Print, exactly and with both ends included, the lines below that run from the one containing "Reproduce this chart" to the one containing "saturation=1, ax=ax, zorder=3)". Pictures are omitted.

╭─ Material provided

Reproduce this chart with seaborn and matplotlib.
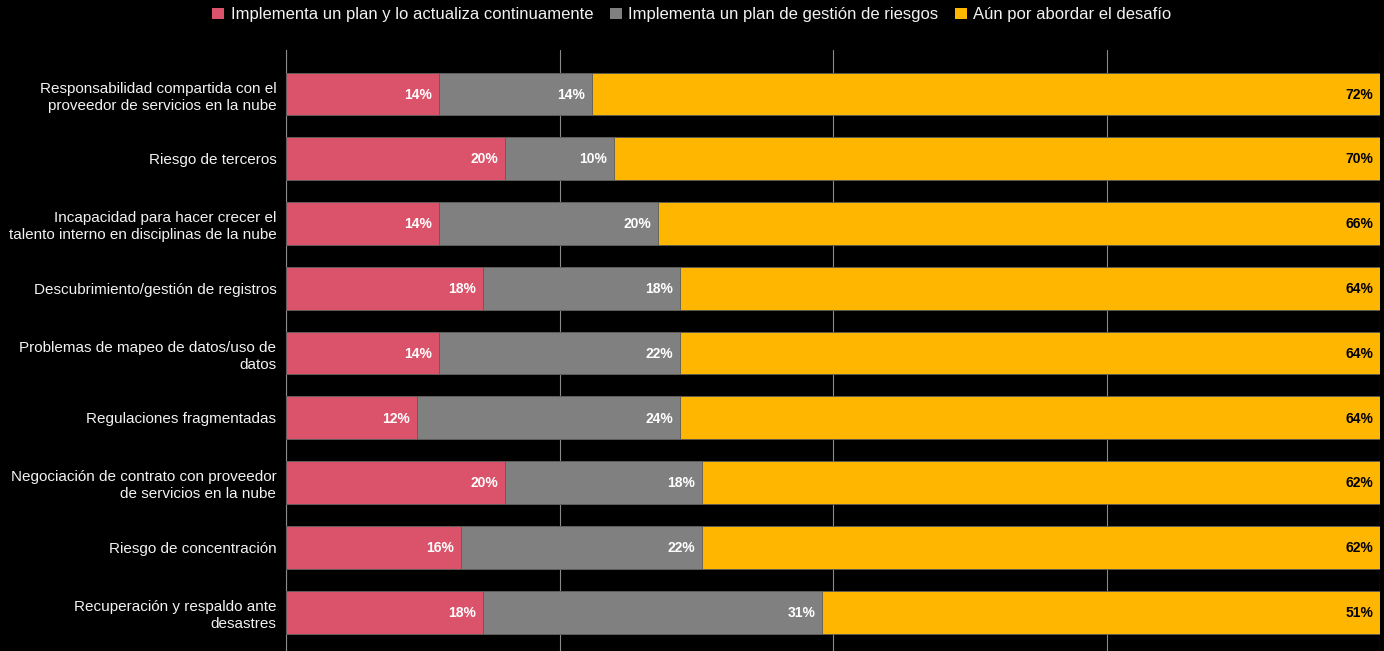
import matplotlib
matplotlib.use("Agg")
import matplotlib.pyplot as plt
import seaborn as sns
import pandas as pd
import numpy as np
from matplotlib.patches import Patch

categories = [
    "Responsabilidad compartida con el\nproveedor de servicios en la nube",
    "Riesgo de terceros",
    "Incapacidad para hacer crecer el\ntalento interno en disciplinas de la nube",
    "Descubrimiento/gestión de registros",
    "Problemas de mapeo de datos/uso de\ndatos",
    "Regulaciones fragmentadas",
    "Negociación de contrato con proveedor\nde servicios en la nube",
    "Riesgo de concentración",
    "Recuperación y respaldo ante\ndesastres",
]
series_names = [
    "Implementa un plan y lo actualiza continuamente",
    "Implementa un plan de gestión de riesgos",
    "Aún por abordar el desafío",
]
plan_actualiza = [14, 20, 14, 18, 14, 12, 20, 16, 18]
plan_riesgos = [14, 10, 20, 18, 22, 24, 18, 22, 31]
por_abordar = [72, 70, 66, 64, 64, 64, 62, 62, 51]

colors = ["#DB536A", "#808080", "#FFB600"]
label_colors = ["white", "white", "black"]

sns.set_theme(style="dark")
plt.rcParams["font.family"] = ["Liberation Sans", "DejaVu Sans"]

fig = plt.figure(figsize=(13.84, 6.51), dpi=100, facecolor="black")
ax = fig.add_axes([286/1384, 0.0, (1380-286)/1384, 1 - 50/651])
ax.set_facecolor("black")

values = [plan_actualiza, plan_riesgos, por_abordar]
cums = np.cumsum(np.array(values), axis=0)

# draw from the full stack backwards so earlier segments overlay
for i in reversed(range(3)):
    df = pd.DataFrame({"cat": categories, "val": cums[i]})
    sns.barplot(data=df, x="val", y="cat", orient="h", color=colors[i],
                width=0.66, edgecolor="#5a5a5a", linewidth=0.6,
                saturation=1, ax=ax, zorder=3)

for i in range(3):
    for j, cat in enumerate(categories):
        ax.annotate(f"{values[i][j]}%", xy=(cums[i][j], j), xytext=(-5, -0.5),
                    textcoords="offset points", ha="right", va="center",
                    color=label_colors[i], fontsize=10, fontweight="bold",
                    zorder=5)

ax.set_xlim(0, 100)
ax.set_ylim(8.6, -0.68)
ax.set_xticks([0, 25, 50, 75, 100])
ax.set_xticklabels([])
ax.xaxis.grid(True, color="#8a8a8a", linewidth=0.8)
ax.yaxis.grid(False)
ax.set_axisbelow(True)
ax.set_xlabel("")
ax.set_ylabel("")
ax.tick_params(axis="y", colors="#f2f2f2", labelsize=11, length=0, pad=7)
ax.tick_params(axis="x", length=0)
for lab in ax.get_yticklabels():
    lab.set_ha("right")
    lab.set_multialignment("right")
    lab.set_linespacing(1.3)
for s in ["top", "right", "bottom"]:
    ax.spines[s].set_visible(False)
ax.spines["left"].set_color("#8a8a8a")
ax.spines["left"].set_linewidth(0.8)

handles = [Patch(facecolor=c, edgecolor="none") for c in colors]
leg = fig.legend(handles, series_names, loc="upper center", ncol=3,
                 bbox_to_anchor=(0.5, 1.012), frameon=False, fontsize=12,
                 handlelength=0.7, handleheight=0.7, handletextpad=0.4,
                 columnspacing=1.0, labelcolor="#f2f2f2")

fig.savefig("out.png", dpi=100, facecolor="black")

╰─
╭─ Material provided

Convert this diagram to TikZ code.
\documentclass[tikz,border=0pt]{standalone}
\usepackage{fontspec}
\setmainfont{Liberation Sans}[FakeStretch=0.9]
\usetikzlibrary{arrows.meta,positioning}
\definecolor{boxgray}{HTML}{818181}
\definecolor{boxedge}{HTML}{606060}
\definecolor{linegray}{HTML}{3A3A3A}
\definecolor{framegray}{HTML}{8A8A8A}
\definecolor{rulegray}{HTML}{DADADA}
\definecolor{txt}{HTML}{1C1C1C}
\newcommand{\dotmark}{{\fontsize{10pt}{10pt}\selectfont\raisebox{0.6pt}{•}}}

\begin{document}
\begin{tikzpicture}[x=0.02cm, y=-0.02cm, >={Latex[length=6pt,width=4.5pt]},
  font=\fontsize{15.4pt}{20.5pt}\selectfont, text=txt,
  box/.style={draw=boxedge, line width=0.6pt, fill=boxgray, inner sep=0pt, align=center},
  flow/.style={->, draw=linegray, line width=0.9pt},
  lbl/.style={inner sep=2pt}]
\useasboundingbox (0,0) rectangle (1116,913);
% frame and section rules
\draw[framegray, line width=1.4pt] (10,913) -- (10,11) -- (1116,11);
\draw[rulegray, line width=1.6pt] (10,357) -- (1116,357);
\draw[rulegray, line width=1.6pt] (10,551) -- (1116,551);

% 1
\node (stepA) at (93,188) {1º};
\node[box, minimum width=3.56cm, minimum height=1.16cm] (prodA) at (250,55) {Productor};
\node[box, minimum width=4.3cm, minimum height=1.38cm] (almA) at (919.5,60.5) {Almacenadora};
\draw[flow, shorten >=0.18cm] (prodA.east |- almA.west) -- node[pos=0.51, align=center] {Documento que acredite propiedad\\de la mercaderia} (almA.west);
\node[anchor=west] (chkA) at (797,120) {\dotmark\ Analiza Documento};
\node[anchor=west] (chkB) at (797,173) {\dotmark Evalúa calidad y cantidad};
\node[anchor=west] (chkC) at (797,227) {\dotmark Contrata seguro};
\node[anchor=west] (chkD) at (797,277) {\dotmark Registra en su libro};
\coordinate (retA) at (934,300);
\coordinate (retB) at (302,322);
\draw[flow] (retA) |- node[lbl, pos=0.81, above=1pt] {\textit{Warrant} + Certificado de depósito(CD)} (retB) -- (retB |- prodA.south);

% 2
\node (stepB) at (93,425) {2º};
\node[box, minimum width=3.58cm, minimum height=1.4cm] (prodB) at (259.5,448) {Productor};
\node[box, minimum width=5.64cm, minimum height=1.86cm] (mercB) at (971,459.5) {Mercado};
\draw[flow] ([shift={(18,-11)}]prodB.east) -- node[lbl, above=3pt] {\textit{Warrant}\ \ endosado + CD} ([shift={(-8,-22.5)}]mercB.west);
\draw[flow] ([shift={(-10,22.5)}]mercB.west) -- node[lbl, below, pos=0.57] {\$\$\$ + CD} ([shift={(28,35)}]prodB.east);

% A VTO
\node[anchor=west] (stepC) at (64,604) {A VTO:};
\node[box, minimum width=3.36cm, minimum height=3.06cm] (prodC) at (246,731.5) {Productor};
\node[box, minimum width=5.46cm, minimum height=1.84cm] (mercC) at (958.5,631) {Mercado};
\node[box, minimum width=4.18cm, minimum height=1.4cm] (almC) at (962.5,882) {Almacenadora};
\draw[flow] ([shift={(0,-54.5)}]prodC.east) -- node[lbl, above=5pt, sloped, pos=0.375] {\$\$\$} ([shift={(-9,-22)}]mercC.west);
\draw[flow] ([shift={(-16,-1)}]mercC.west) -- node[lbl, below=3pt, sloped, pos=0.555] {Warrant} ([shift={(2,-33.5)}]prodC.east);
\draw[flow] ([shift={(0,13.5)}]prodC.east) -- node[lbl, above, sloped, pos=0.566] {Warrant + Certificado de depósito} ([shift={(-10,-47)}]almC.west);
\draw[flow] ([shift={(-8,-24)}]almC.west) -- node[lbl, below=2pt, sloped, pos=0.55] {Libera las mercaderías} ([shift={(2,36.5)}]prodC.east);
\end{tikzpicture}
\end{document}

╰─

◆ **Task result**
Reproduce this chart with seaborn and matplotlib.
import matplotlib
matplotlib.use("Agg")
import matplotlib.pyplot as plt
import seaborn as sns
import pandas as pd
import numpy as np
from matplotlib.patches import Patch

categories = [
    "Responsabilidad compartida con el\nproveedor de servicios en la nube",
    "Riesgo de terceros",
    "Incapacidad para hacer crecer el\ntalento interno en disciplinas de la nube",
    "Descubrimiento/gestión de registros",
    "Problemas de mapeo de datos/uso de\ndatos",
    "Regulaciones fragmentadas",
    "Negociación de contrato con proveedor\nde servicios en la nube",
    "Riesgo de concentración",
    "Recuperación y respaldo ante\ndesastres",
]
series_names = [
    "Implementa un plan y lo actualiza continuamente",
    "Implementa un plan de gestión de riesgos",
    "Aún por abordar el desafío",
]
plan_actualiza = [14, 20, 14, 18, 14, 12, 20, 16, 18]
plan_riesgos = [14, 10, 20, 18, 22, 24, 18, 22, 31]
por_abordar = [72, 70, 66, 64, 64, 64, 62, 62, 51]

colors = ["#DB536A", "#808080", "#FFB600"]
label_colors = ["white", "white", "black"]

sns.set_theme(style="dark")
plt.rcParams["font.family"] = ["Liberation Sans", "DejaVu Sans"]

fig = plt.figure(figsize=(13.84, 6.51), dpi=100, facecolor="black")
ax = fig.add_axes([286/1384, 0.0, (1380-286)/1384, 1 - 50/651])
ax.set_facecolor("black")

values = [plan_actualiza, plan_riesgos, por_abordar]
cums = np.cumsum(np.array(values), axis=0)

# draw from the full stack backwards so earlier segments overlay
for i in reversed(range(3)):
    df = pd.DataFrame({"cat": categories, "val": cums[i]})
    sns.barplot(data=df, x="val", y="cat", orient="h", color=colors[i],
                width=0.66, edgecolor="#5a5a5a", linewidth=0.6,
                saturation=1, ax=ax, zorder=3)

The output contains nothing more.